[start of COLLECTED MATERIAL]

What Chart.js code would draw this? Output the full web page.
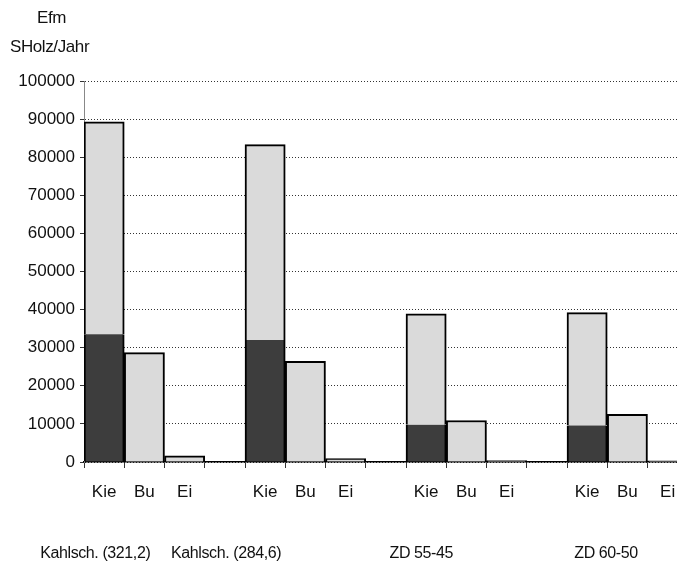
<!DOCTYPE html>
<html>
<head>
<meta charset="utf-8">
<script src="https://cdn.jsdelivr.net/npm/chart.js@4/dist/chart.umd.min.js"></script>
<style>
  html, body { margin: 0; padding: 0; background: #fff; overflow: hidden; }
  #wrap { width: 728px; height: 568px; position: relative; }
</style>
</head>
<body>
<div id="wrap"><canvas id="c"></canvas></div>
<script>
// ---- data ----
const categories = ['Kie','Bu','Ei','', 'Kie','Bu','Ei','', 'Kie','Bu','Ei','', 'Kie','Bu','Ei',''];
const groupLabels = ['Kahlsch. (321,2)', 'Kahlsch. (284,6)', 'ZD 55-45', 'ZD 60-50'];
const kieDark  = [33500, 32000, 9800, 9600];
const kieTotal = [89300, 83300, 38900, 39200];
const buValues = [28700, 26400, 10900, 12500];
const eiValues = [1600, 900, 400, 300];
const yTicks   = [0,10000,20000,30000,40000,50000,60000,70000,80000,90000,100000];
const yTitle   = ['Efm', 'SHolz/Jahr'];
const groupLabelOffset = [-0.22, -0.97, -0.12, 0.47];

// ---- build datasets ----
const darkData = [], lightData = [];
for (let g = 0; g < 4; g++) {
  darkData.push(kieDark[g], null, null, null);
  lightData.push(kieTotal[g] - kieDark[g], buValues[g], eiValues[g], null);
}

const FONT = '"Liberation Sans", Arial, sans-serif';

const textPlugin = {
  id: 'texts',
  afterDraw(chart) {
    const ctx = chart.ctx;
    const x = chart.scales.x;
    ctx.save();
    ctx.fillStyle = '#111';
    ctx.font = '17px ' + FONT;
    ctx.textBaseline = 'middle';
    ctx.textAlign = 'left';
    try { ctx.letterSpacing = '-0.4px'; } catch (e) {}
    ctx.fillText(yTitle[0], 37, 18);
    ctx.fillText(yTitle[1], 10, 47);
    ctx.font = '16px ' + FONT;
    ctx.textAlign = 'center';
    for (let g = 0; g < groupLabels.length; g++) {
      const px = x.getPixelForValue(g * 4 + groupLabelOffset[g]);
      ctx.fillText(groupLabels[g], px, 554);
    }
    ctx.restore();
  }
};

new Chart(document.getElementById('c'), {
  type: 'bar',
  data: {
    labels: categories,
    datasets: [
      {
        label: 'dark',
        data: darkData,
        backgroundColor: '#3d3d3d',
        borderColor: '#000',
        borderWidth: {top: 0, left: 2, right: 2, bottom: 0},
        borderSkipped: false,
        stack: 's'
      },
      {
        label: 'light',
        data: lightData,
        backgroundColor: '#dadada',
        borderColor: '#000',
        borderWidth: {top: 2, left: 2, right: 2, bottom: 0},
        borderSkipped: false,
        stack: 's'
      }
    ]
  },
  options: {
    responsive: true,
    maintainAspectRatio: false,
    animation: false,
    barPercentage: 1,
    categoryPercentage: 1,
    layout: { padding: { top: 81, left: 0, right: 0, bottom: 0 } },
    plugins: { legend: { display: false }, tooltip: { enabled: false } },
    scales: {
      x: {
        type: 'category',
        stacked: true,
        offset: true,
        grid: { offset: true, drawOnChartArea: false, drawTicks: true, tickLength: 6, color: '#333', lineWidth: 1 },
        border: { display: true, color: '#000', width: 1.5 },
        ticks: { font: { size: 17, family: FONT }, color: '#111', padding: 14, maxRotation: 0, autoSkip: false },
        afterFit(s) { s.height = 106; }
      },
      y: {
        stacked: true,
        min: 0,
        max: 100000,
        afterBuildTicks(s) { s.ticks = yTicks.map(v => ({ value: v })); },
        grid: { color: '#333', lineWidth: 1, drawTicks: true, tickLength: 4 },
        border: { display: true, color: '#888', dash: [1, 2] },
        ticks: { font: { size: 17, family: FONT }, color: '#111', padding: 5, callback: v => String(v) },
        afterFit(s) { s.width = 84; }
      }
    }
  },
  plugins: [textPlugin]
});
</script>
</body>
</html>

[end of COLLECTED MATERIAL]

Without including any pictures, reproduce the listing exactly.

--- CORRECT ANSWER ---
What Chart.js code would draw this? Output the full web page.
<!DOCTYPE html>
<html>
<head>
<meta charset="utf-8">
<script src="https://cdn.jsdelivr.net/npm/chart.js@4/dist/chart.umd.min.js"></script>
<style>
  html, body { margin: 0; padding: 0; background: #fff; overflow: hidden; }
  #wrap { width: 728px; height: 568px; position: relative; }
</style>
</head>
<body>
<div id="wrap"><canvas id="c"></canvas></div>
<script>
// ---- data ----
const categories = ['Kie','Bu','Ei','', 'Kie','Bu','Ei','', 'Kie','Bu','Ei','', 'Kie','Bu','Ei',''];
const groupLabels = ['Kahlsch. (321,2)', 'Kahlsch. (284,6)', 'ZD 55-45', 'ZD 60-50'];
const kieDark  = [33500, 32000, 9800, 9600];
const kieTotal = [89300, 83300, 38900, 39200];
const buValues = [28700, 26400, 10900, 12500];
const eiValues = [1600, 900, 400, 300];
const yTicks   = [0,10000,20000,30000,40000,50000,60000,70000,80000,90000,100000];
const yTitle   = ['Efm', 'SHolz/Jahr'];
const groupLabelOffset = [-0.22, -0.97, -0.12, 0.47];

// ---- build datasets ----
const darkData = [], lightData = [];
for (let g = 0; g < 4; g++) {
  darkData.push(kieDark[g], null, null, null);
  lightData.push(kieTotal[g] - kieDark[g], buValues[g], eiValues[g], null);
}

const FONT = '"Liberation Sans", Arial, sans-serif';

const textPlugin = {
  id: 'texts',
  afterDraw(chart) {
    const ctx = chart.ctx;
    const x = chart.scales.x;
    ctx.save();
    ctx.fillStyle = '#111';
    ctx.font = '17px ' + FONT;
    ctx.textBaseline = 'middle';
    ctx.textAlign = 'left';
    try { ctx.letterSpacing = '-0.4px'; } catch (e) {}
    ctx.fillText(yTitle[0], 37, 18);
    ctx.fillText(yTitle[1], 10, 47);
    ctx.font = '16px ' + FONT;
    ctx.textAlign = 'center';
    for (let g = 0; g < groupLabels.length; g++) {
      const px = x.getPixelForValue(g * 4 + groupLabelOffset[g]);
      ctx.fillText(groupLabels[g], px, 554);
    }
    ctx.restore();
  }
};

new Chart(document.getElementById('c'), {
  type: 'bar',
  data: {
    labels: categories,
    datasets: [
      {
        label: 'dark',
        data: darkData,
        backgroundColor: '#3d3d3d',
        borderColor: '#000',
        borderWidth: {top: 0, left: 2, right: 2, bottom: 0},
        borderSkipped: false,
        stack: 's'
      },
      {
        label: 'light',
        data: lightData,
        backgroundColor: '#dadada',
        borderColor: '#000',
        borderWidth: {top: 2, left: 2, right: 2, bottom: 0},
        borderSkipped: false,
        stack: 's'
      }
    ]
  },
  options: {
    responsive: true,
    maintainAspectRatio: false,
    animation: false,
    barPercentage: 1,
    categoryPercentage: 1,
    layout: { padding: { top: 81, left: 0, right: 0, bottom: 0 } },
    plugins: { legend: { display: false }, tooltip: { enabled: false } },
    scales: {
      x: {
        type: 'category',
        stacked: true,
        offset: true,
        grid: { offset: true, drawOnChartArea: false, drawTicks: true, tickLength: 6, color: '#333', lineWidth: 1 },
        border: { display: true, color: '#000', width: 1.5 },
        ticks: { font: { size: 17, family: FONT }, color: '#111', padding: 14, maxRotation: 0, autoSkip: false },
        afterFit(s) { s.height = 106; }
      },
      y: {
        stacked: true,
        min: 0,
        max: 100000,
        afterBuildTicks(s) { s.ticks = yTicks.map(v => ({ value: v })); },
        grid: { color: '#333', lineWidth: 1, drawTicks: true, tickLength: 4 },
        border: { display: true, color: '#888', dash: [1, 2] },
        ticks: { font: { size: 17, family: FONT }, color: '#111', padding: 5, callback: v => String(v) },
        afterFit(s) { s.width = 84; }
      }
    }
  },
  plugins: [textPlugin]
});
</script>
</body>
</html>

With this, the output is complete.